— Start Material supplied —

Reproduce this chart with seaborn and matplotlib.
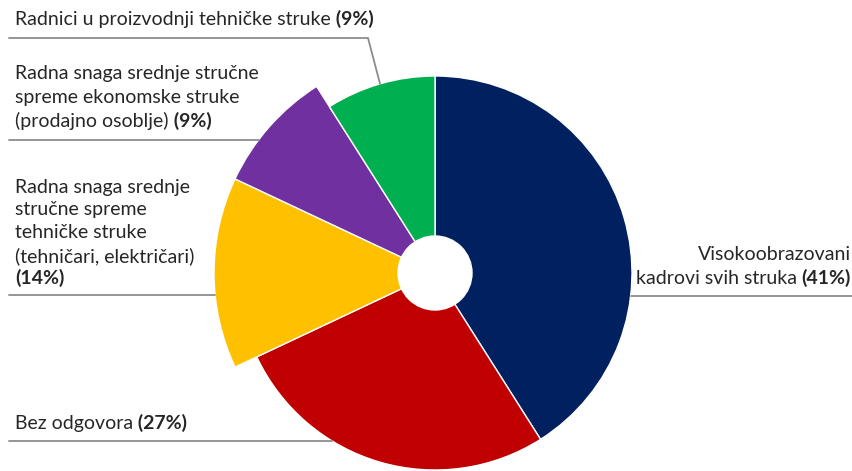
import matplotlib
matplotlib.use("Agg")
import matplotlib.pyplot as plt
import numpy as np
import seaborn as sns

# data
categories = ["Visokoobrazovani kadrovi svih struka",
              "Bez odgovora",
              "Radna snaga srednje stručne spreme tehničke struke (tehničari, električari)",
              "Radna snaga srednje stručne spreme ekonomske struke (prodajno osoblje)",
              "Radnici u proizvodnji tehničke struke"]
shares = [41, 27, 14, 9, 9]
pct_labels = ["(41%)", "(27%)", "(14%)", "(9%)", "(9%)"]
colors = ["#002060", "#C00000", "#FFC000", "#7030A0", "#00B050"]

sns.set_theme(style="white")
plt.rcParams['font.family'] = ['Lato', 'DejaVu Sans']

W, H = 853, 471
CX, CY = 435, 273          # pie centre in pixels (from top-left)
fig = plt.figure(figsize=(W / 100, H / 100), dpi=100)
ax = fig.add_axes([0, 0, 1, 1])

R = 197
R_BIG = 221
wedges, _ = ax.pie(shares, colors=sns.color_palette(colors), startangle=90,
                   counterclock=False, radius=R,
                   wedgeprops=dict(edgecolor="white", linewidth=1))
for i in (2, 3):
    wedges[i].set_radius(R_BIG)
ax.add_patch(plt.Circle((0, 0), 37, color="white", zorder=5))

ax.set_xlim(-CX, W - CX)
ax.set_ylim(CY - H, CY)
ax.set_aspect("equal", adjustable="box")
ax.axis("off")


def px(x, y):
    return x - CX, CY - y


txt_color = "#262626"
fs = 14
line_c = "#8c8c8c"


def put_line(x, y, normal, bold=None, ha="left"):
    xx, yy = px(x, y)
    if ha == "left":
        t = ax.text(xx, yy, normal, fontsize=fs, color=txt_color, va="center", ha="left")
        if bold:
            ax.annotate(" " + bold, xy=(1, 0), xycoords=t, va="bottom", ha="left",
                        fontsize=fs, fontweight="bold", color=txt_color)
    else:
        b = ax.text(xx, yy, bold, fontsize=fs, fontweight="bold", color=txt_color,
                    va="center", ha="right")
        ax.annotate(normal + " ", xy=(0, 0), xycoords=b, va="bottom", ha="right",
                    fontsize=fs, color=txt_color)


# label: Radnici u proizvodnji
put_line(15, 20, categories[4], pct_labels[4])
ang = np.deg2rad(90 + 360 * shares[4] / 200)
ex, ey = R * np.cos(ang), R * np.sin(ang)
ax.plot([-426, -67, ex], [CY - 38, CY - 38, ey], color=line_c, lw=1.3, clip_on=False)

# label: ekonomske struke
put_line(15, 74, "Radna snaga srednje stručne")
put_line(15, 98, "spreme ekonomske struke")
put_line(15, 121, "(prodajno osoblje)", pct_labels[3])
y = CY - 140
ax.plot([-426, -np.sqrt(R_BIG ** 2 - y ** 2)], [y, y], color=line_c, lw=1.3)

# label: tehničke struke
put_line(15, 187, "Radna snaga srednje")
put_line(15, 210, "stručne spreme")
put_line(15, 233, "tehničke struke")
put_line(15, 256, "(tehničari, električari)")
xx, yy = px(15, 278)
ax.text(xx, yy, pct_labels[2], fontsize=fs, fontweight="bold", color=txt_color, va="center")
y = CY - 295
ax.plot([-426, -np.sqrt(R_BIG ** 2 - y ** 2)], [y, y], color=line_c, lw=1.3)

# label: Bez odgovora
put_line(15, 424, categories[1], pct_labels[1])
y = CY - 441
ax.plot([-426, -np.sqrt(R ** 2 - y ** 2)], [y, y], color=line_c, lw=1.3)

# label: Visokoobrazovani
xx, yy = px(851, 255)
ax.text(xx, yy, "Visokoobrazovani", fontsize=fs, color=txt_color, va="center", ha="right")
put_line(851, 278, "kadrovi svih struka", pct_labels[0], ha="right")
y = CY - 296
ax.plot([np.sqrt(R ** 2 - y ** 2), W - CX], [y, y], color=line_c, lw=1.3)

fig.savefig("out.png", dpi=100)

— End Material supplied —
— Start Material supplied —

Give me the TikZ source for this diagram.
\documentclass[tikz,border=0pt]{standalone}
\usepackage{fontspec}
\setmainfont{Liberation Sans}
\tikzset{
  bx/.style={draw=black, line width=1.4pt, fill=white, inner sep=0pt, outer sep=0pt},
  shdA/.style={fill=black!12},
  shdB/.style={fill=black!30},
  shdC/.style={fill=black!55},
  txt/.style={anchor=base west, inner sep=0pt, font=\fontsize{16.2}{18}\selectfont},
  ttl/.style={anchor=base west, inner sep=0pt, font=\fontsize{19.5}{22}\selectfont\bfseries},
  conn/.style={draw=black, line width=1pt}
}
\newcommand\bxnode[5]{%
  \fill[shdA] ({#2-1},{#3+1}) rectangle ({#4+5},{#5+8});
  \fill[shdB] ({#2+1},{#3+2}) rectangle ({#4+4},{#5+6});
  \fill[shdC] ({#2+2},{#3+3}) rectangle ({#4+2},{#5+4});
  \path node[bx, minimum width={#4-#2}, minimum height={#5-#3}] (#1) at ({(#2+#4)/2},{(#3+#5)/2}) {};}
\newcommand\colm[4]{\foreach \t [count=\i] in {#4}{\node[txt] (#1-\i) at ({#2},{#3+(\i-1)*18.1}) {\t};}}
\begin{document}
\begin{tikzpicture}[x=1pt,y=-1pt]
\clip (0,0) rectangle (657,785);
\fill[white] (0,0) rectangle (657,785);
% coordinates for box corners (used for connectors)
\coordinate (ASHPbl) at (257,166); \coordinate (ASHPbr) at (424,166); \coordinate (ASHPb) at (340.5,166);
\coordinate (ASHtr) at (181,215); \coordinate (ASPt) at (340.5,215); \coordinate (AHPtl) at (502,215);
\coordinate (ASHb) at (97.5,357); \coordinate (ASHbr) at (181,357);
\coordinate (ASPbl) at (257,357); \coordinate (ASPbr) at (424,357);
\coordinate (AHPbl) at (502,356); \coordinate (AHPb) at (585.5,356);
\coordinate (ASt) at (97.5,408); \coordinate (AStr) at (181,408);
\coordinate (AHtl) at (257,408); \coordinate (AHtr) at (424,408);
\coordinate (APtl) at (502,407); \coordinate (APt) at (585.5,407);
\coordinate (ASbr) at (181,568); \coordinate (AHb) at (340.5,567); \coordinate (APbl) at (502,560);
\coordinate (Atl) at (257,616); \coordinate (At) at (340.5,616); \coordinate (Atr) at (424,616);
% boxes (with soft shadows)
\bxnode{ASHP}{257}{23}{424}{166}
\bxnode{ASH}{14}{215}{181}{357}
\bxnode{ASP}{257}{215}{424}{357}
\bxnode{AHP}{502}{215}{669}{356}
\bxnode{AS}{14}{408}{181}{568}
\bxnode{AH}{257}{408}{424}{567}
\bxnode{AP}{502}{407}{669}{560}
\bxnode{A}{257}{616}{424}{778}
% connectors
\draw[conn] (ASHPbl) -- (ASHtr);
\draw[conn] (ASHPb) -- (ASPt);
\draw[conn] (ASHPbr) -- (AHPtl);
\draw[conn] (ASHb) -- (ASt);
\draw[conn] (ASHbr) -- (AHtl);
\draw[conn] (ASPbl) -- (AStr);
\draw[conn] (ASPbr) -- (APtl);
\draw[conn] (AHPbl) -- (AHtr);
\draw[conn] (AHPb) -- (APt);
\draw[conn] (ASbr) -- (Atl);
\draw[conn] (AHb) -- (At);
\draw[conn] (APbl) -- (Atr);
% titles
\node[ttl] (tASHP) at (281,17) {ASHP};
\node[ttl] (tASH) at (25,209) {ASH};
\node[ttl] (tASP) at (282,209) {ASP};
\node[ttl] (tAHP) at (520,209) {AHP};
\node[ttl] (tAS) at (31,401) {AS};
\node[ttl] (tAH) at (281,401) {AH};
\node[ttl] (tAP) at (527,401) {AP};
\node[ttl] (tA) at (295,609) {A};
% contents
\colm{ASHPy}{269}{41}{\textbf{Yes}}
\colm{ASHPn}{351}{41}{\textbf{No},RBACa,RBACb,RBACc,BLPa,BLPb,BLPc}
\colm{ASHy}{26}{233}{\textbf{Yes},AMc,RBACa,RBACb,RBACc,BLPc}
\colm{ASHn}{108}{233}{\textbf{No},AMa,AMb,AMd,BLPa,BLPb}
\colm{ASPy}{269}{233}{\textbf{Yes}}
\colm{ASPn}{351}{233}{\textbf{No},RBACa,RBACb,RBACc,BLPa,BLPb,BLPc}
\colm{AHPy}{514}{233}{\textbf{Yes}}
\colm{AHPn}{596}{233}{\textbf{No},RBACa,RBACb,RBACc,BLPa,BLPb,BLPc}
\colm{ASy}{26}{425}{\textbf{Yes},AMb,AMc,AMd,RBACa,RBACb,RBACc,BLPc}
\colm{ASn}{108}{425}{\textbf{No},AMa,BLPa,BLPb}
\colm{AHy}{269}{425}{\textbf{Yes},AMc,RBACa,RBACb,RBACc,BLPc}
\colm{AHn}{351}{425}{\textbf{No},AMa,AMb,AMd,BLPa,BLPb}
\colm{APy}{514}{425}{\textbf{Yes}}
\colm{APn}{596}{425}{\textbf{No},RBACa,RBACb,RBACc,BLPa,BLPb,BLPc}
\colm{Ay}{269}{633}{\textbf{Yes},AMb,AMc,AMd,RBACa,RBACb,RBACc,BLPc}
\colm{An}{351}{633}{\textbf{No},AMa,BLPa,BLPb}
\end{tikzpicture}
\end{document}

— End Material supplied —
— Start Material supplied —

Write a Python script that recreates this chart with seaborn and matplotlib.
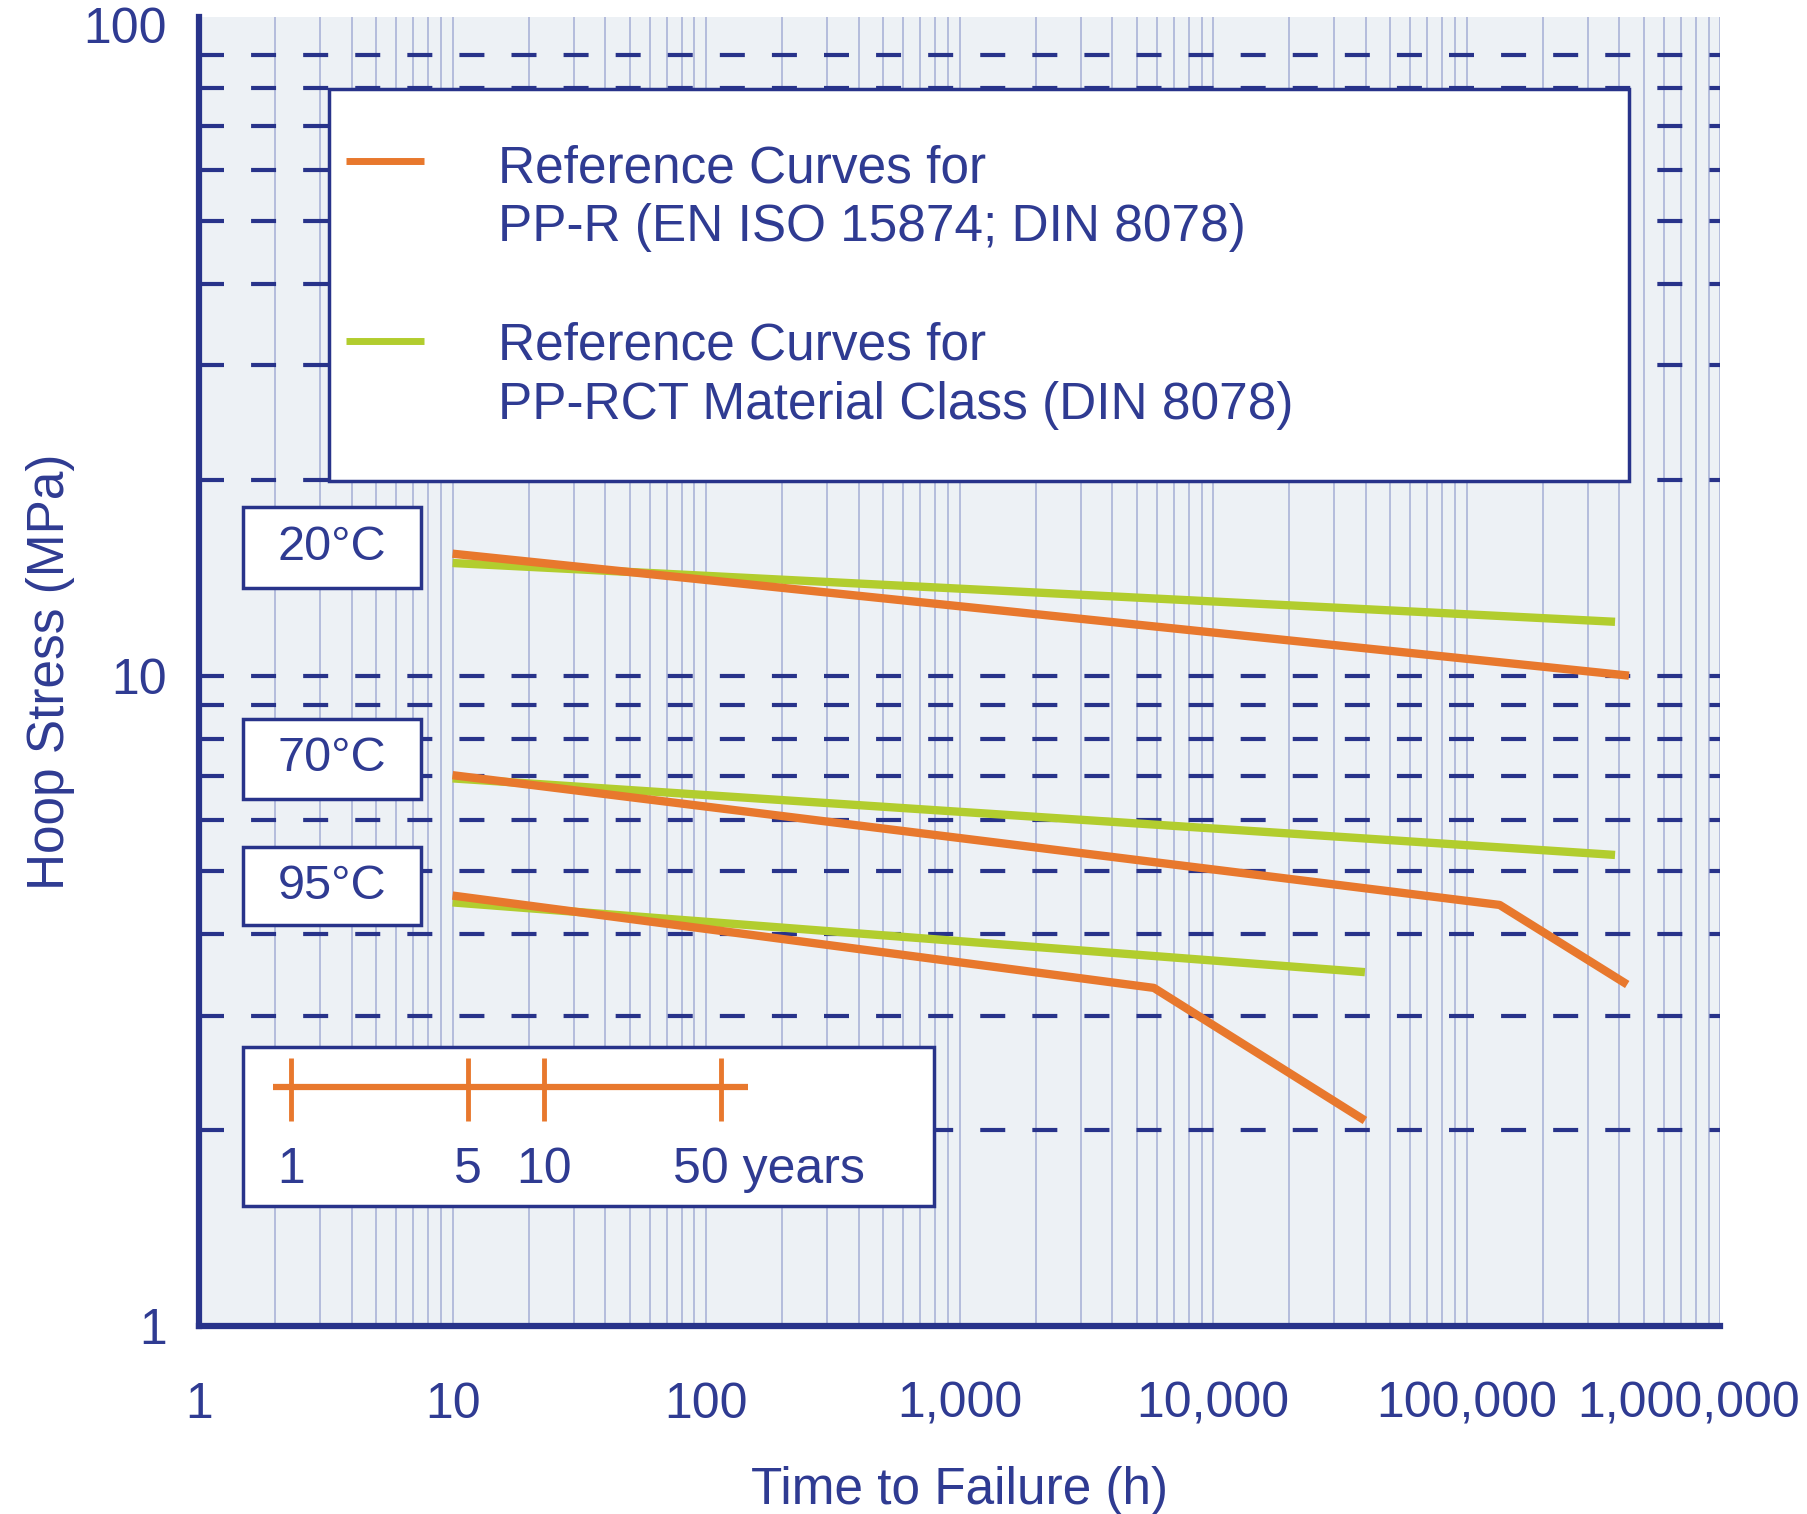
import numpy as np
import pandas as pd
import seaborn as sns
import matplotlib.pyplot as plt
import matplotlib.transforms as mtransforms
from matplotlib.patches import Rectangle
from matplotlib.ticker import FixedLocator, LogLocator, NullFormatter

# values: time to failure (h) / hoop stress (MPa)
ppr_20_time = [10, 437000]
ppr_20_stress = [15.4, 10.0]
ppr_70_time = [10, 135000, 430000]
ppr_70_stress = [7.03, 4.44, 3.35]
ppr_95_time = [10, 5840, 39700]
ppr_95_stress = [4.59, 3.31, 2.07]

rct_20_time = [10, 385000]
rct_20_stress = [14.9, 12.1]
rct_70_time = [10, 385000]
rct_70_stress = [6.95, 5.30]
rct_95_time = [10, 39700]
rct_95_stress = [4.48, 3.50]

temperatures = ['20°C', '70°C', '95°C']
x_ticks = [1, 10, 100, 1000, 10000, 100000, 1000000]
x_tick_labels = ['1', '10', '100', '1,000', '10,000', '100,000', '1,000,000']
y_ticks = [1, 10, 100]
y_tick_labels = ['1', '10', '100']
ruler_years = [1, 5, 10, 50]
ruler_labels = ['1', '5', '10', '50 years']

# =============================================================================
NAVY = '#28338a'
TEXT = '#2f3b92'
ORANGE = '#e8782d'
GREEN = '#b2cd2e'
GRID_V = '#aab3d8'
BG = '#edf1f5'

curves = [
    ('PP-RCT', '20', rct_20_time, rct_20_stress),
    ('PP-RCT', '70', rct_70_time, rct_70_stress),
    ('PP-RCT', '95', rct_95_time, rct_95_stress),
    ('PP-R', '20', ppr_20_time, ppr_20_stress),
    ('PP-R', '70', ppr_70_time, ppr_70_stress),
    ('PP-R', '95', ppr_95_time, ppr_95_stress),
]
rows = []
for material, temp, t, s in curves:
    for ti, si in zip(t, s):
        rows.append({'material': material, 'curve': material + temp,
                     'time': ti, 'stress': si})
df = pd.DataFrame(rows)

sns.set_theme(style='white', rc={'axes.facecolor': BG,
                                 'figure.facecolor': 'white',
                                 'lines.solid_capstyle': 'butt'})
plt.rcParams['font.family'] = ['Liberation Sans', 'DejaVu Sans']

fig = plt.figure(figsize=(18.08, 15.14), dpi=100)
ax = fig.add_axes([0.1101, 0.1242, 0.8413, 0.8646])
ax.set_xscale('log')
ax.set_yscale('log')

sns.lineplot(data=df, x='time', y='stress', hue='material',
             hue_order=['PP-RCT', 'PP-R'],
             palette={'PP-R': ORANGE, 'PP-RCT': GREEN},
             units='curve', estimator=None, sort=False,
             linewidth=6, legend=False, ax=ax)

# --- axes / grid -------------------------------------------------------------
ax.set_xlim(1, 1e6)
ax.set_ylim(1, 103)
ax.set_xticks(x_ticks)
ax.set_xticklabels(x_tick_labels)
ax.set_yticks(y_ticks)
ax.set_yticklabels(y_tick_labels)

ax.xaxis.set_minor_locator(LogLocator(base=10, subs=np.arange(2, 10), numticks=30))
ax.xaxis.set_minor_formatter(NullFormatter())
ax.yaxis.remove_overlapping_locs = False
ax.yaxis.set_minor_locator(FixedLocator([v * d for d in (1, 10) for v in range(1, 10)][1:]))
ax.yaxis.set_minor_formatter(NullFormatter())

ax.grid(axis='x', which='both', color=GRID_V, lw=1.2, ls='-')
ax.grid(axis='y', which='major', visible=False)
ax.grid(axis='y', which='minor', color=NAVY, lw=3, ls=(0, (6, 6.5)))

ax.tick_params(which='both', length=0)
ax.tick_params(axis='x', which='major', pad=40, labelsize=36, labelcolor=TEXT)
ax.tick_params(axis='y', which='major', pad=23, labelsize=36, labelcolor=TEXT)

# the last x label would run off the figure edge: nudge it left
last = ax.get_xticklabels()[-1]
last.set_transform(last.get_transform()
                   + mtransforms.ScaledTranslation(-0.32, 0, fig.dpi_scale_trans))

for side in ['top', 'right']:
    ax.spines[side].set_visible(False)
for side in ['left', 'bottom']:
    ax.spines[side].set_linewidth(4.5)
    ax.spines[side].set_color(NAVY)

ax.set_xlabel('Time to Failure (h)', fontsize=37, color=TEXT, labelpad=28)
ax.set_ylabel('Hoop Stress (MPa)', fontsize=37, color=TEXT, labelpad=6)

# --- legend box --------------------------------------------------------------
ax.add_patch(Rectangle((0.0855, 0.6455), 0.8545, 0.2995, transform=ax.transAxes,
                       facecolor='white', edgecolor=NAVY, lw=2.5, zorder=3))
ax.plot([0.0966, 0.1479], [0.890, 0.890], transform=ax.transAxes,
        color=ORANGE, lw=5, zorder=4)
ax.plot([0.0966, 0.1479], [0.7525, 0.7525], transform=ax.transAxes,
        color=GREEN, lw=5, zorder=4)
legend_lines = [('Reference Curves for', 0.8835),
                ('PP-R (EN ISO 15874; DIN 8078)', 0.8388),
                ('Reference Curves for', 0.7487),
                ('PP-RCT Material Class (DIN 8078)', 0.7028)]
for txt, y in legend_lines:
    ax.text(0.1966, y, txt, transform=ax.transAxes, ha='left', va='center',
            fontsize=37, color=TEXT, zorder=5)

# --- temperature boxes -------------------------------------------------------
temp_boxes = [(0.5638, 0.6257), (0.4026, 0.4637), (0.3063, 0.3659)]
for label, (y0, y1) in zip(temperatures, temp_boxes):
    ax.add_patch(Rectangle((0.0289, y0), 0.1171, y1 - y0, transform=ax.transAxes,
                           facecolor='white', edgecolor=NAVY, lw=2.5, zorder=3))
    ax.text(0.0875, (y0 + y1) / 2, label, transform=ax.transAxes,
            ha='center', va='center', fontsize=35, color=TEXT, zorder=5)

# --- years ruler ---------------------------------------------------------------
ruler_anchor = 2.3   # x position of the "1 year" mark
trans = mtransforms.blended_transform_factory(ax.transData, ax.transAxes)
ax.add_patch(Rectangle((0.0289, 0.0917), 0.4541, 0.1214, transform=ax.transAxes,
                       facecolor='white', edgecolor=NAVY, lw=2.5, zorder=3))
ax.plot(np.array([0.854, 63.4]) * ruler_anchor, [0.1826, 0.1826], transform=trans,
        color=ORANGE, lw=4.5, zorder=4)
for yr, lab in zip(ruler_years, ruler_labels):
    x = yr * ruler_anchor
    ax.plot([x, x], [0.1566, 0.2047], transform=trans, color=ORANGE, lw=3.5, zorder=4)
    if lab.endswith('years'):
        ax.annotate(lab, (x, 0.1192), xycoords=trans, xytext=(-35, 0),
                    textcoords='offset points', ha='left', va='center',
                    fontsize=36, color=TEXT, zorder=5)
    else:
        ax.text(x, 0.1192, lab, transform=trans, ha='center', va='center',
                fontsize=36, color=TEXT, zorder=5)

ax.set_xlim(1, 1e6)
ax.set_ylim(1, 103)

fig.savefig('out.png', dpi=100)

— End Material supplied —

The task ▸ Pull out all lines from the entries above in which the word "seaborn" appears.

Solution for this exercise ▸
Reproduce this chart with seaborn and matplotlib.
import seaborn as sns
Write a Python script that recreates this chart with seaborn and matplotlib.
import seaborn as sns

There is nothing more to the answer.